Le projet de décret prévoit également l’introduction d’articles au sein de ce Code qui fixent notamment les limites de quantités pouvant être autoconsommées et les règles de calcul des quantités de production affectées à chaque consommateur final (création d’un article D. 448-4 du Code de l’énergie), les obligations de la PMO vis-à-vis du gestionnaire du réseau public de distribution, qui doit lui communiquer les coefficients de répartition de la production associée à chaque consommateur final ou, le cas échéant, leur méthode de calcul (création d’un article D. 448-5 du Code de l’énergie), l’obligation pour le fournisseur d’un consommateur participant à une telle opération de couvrir ses besoins en gaz naturel pour la part non autoconsommée (création d’un article D. 448-6 du Code de l’énergie), ou encore les informations minimales devant figurer dans le contrat qui lie le gestionnaire du réseau de distribution de gaz et la PMO (création d’un article D. 448-8 du Code de l’énergie).
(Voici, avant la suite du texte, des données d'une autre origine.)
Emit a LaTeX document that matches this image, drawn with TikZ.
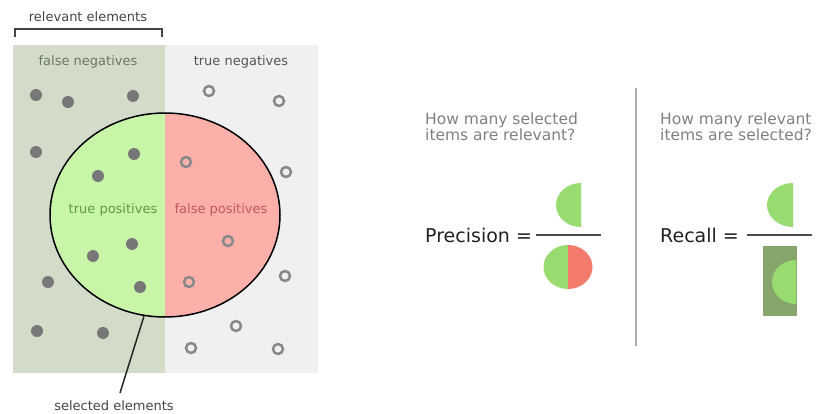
\documentclass[tikz,border=0pt]{standalone}
\usepackage{fontspec}
\setmainfont{DejaVu Sans}
\definecolor{relbg}{HTML}{D2DCC8}
\definecolor{negbg}{HTML}{F0F0F0}
\definecolor{tpfill}{HTML}{C9F5A9}
\definecolor{fpfill}{HTML}{FDB0AA}
\definecolor{dotc}{HTML}{777777}
\definecolor{ringc}{HTML}{888888}
\definecolor{smallgreen}{HTML}{98DB70}
\definecolor{smallred}{HTML}{F27B6C}
\definecolor{darkgreen}{HTML}{86A56B}
\definecolor{labgray}{HTML}{444444}
\definecolor{fntext}{HTML}{6A7A60}
\definecolor{tntext}{HTML}{555555}
\definecolor{tptext}{HTML}{5C9A48}
\definecolor{fptext}{HTML}{C05A5A}
\definecolor{qtext}{HTML}{808080}
\tikzset{
  lab/.style={font=\fontsize{13}{15}\selectfont, inner sep=0pt},
  qlab/.style={font=\fontsize{15.5}{16}\selectfont, text=qtext, align=left, anchor=west, inner sep=0pt},
  eqlab/.style={font=\fontsize{19}{22}\selectfont, text=black!87, anchor=west, inner sep=0pt},
  fulldot/.style={circle, fill=dotc, minimum size=12pt, inner sep=0pt},
  ringdot/.style={circle, draw=ringc, line width=2.5pt, minimum size=10pt, inner sep=0pt},
  fracline/.style={line width=2pt, draw=black!70},
}
\begin{document}
\begin{tikzpicture}[x=1pt,y=-1pt]
\useasboundingbox (0,0) rectangle (819,414);
% backgrounds
\fill[relbg] (13,45) rectangle (165,373);
\fill[negbg] (165,45) rectangle (318,373);
% ellipse halves
\begin{scope}
  \clip (13,0) rectangle (165,414);
  \fill[tpfill] (165,215) ellipse [x radius=115, y radius=102];
\end{scope}
\begin{scope}
  \clip (165,0) rectangle (318,414);
  \fill[fpfill] (165,215) ellipse [x radius=115, y radius=102];
\end{scope}
\draw[line width=1.5pt] (165,215) ellipse [x radius=115, y radius=102];
% bracket
\draw[labgray, line width=1.5pt] (15,37) -- (15,29) -- (162,29) -- (162,37);
\node[lab, text=labgray] (rel) at (88,17) {relevant elements};
\node[lab, text=fntext] (fn) at (88,62) {false negatives};
\node[lab, text=tntext] (tn) at (241,62) {true negatives};
\node[lab, text=tptext] (tp) at (113,210) {true positives};
\node[lab, text=fptext] (fp) at (221,210) {false positives};
\node[lab, text=labgray] (sel) at (114,406) {selected elements};
\coordinate (selend) at (120,393);
\coordinate (ellbot) at (144,316);
\draw[line width=1.5pt, black!85] (ellbot) -- (selend);
% filled dots
\foreach \i/\p in {1/{(36,95)},2/{(68,102)},3/{(133,96)},4/{(36,152)},5/{(134,154)},6/{(98,176)},7/{(132,244)},8/{(93,256)},9/{(48,282)},10/{(140,287)},11/{(37,331)},12/{(103,333)}}
  \node[fulldot] (d\i) at \p {};
% rings
\foreach \i/\p in {1/{(209,91)},2/{(279,101)},3/{(186,162)},4/{(286,172)},5/{(228,241)},6/{(189,282)},7/{(285,276)},8/{(236,326)},9/{(191,348)},10/{(278,349)}}
  \node[ringdot] (r\i) at \p {};
% separator
\coordinate (septop) at (636,88);
\coordinate (sepbot) at (636,346);
\draw[line width=2pt, black!32] (septop) -- (sepbot);
% precision
\node[qlab] (q1) at (425,127) {How many selected\\items are relevant?};
\node[eqlab] (prec) at (425,235) {Precision =};
\coordinate (pl1) at (536,235);
\coordinate (pl2) at (601,235);
\draw[fracline] (pl1) -- (pl2);
\fill[smallgreen] (581,183) arc[start angle=270, end angle=90, x radius=25, y radius=22] -- cycle;
\fill[smallgreen] (568,245) arc[start angle=270, end angle=90, x radius=24.5, y radius=22] -- cycle;
\fill[smallred] (568,245) arc[start angle=270, end angle=450, x radius=24.5, y radius=22] -- cycle;
% recall
\node[qlab] (q2) at (660,127) {How many relevant\\items are selected?};
\node[eqlab] (rec) at (660,235) {Recall =};
\coordinate (rl1) at (747,235);
\coordinate (rl2) at (812,235);
\draw[fracline] (rl1) -- (rl2);
\fill[smallgreen] (793,183) arc[start angle=270, end angle=90, x radius=26, y radius=22] -- cycle;
\fill[darkgreen] (763,246) rectangle (797,316);
\fill[smallgreen] (796,260) arc[start angle=270, end angle=90, x radius=24, y radius=22] -- cycle;
\end{tikzpicture}
\end{document}
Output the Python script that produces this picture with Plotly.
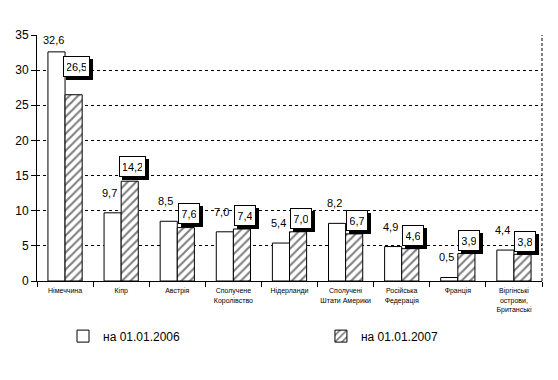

En outre, le projet de décret introduit des dispositions relatives aux opérations d’autoconsommation collectives en gaz à l’initiative d’organisme d’habitations à loyer modéré.

Après avoir souligné ici également que les modifications du Code de l’énergie prévues par le projet de texte sont similaires à celles en vigueur pour l’autoconsommation collective étendue de l’électricité et la pertinence d’une telle transposition, la CRE a rendu un avis favorable sur le projet de décret.